Tanner Walker
Staff Writer

After years of drought conditions, heavy rainfall this winter created a “super bloom” of wildflowers across the desert regions of California.

From the Carrizo Plain in the north to the deserts in the south, native flowers are blooming at a level rarely seen, and nature lovers are taking notice. Anza Borrego State Park, for example, was filled to capacity, and the local desert town was nearly overwhelmed by the amount of visitors.

Sally Theriault, manager of the state park’s visitor center, estimated nearly 90,000 people came through the center in March alone. Gas stations running out of fuel, restaurants running out of food, and jam-packed parking lots were a weekly occurrence for the park.

“Traffic was backed up for seven miles at one point,” said Theriault. “Highway patrol even closed the road down the grade. I don’t know if that has ever happened before.”

Even for more populated areas like Santa Barbara and San Luis Obispo, the bloom is quite super. A variety of wildflowers have turned once barren patches of dirt and grass into orange, purple, and yellow landscapes so vibrant they are visible from space.
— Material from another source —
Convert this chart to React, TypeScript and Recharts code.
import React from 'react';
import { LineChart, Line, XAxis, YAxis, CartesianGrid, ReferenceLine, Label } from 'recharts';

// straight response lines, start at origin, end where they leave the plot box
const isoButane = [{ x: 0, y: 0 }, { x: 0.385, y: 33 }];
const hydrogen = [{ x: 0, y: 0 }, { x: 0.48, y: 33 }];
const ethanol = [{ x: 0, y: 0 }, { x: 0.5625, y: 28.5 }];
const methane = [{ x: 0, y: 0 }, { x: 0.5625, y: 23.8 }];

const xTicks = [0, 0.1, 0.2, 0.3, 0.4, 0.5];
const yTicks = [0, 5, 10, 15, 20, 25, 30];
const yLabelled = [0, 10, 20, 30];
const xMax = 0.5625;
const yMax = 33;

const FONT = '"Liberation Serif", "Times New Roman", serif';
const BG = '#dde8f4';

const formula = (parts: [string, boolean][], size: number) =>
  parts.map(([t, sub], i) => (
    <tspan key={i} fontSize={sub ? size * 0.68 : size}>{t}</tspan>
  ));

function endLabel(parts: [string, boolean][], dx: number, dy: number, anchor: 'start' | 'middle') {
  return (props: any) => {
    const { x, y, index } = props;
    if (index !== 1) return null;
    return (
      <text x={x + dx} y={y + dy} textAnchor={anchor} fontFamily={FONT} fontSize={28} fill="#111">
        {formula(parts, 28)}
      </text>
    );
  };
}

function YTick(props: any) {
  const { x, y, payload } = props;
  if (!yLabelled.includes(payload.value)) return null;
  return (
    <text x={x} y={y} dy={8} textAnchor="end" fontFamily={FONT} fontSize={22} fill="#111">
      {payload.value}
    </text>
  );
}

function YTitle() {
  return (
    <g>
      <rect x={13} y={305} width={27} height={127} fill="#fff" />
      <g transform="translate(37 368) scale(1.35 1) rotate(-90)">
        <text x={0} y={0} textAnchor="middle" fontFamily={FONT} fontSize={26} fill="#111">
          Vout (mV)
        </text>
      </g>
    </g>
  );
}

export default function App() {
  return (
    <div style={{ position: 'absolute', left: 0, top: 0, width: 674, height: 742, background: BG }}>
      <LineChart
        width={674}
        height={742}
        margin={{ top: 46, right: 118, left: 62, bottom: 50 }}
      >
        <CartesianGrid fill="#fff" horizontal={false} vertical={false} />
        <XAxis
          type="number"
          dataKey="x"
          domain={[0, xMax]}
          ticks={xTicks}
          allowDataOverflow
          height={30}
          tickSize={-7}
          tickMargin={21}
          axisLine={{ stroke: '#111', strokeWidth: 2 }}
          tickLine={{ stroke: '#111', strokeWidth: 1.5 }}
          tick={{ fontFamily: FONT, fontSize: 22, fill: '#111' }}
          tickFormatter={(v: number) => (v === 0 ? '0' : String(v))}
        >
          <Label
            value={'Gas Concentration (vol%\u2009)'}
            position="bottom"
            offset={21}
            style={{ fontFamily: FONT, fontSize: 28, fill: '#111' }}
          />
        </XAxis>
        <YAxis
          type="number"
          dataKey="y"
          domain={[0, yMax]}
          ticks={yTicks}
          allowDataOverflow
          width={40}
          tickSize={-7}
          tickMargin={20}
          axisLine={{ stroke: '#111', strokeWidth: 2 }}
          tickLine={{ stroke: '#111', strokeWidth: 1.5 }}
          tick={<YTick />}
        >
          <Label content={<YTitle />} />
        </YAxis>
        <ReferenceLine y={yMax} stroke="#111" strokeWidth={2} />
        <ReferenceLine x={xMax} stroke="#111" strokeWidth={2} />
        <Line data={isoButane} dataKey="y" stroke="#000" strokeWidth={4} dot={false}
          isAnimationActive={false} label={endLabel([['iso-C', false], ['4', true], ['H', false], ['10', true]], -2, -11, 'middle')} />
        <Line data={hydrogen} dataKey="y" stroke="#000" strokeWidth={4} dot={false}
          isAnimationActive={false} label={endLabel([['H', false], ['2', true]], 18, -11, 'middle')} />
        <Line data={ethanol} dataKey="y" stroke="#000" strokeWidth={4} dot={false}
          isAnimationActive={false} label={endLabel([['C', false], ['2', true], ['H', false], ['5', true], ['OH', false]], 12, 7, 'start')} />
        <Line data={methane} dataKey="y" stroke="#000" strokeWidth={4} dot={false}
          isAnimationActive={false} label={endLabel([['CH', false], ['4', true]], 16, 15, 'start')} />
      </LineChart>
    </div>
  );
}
Plants such as the California poppy, golden yarrow, and California morning glory cover entire hill sides and meadows, creating a carpet of flowers still blooming thanks to continued showers. In some places, the flowers are so plentiful that hikers don’t even need to bend down to smell them. Their aroma is so strong it fills the air, creating an ambience powerful enough to fight its way through any allergy-stuffed nose.

Arid regions, like the Anza Borrego Desert State Park, experience a more gradual, “rolling bloom,” that comes in waves across the area. Although the desert bloom is arguably the most striking and most talked about one on social media, its glory is short lived. Due to the quickly rising temperature, almost all of the flowers in the lower parts of the desert valley are now gone and what remains is certainly not a floral carpet, according to Theriault.

While certain low-lying washes and canyons still hold flowers, the tough, rocky soil of desert highlands isn’t as suitable for fragile flowers like the poppy.

At higher elevations the bloom is just getting started. Cacti, shrubs, and trees are all still producing flowers. This bloom may not have the astonishing scale of others, but it is unique and beautiful nonetheless.  

The super bloom of native wildflowers this spring did more than create a sensation on Instagram and Snapchat. A bloom so intense has serious ecological benefits. It has the power to replenish a depleted seed bank after years of drought or deposit new seeds in areas previously degraded by wildfires or erosion.

Wildflowers also provide a habitat and food source essential to their ecosystem. More than anything, though, the super bloom is a reflection of California’s dynamic climate.

Only four California counties are still under the 2014 State of Emergency declared by governor Jerry Brown. This year’s wet winter replenished the dwindling Sierra Nevada snowpack, which is currently over 180 percent of its normal capacity. The rainfall refilled reservoirs vital for agriculture and residential water supply. Santa Barbara County has experienced 140 percent of its average rainfall to date and Lake Cachuma is healing after a 58-year low before this winter.

Although they provided a welcomed break from last year’s dry winter and hot summer, the heavy rains and accompanying super bloom this year are not a sign the drought is over. They are a reminder of what California is at risk of losing if current climate trends continue.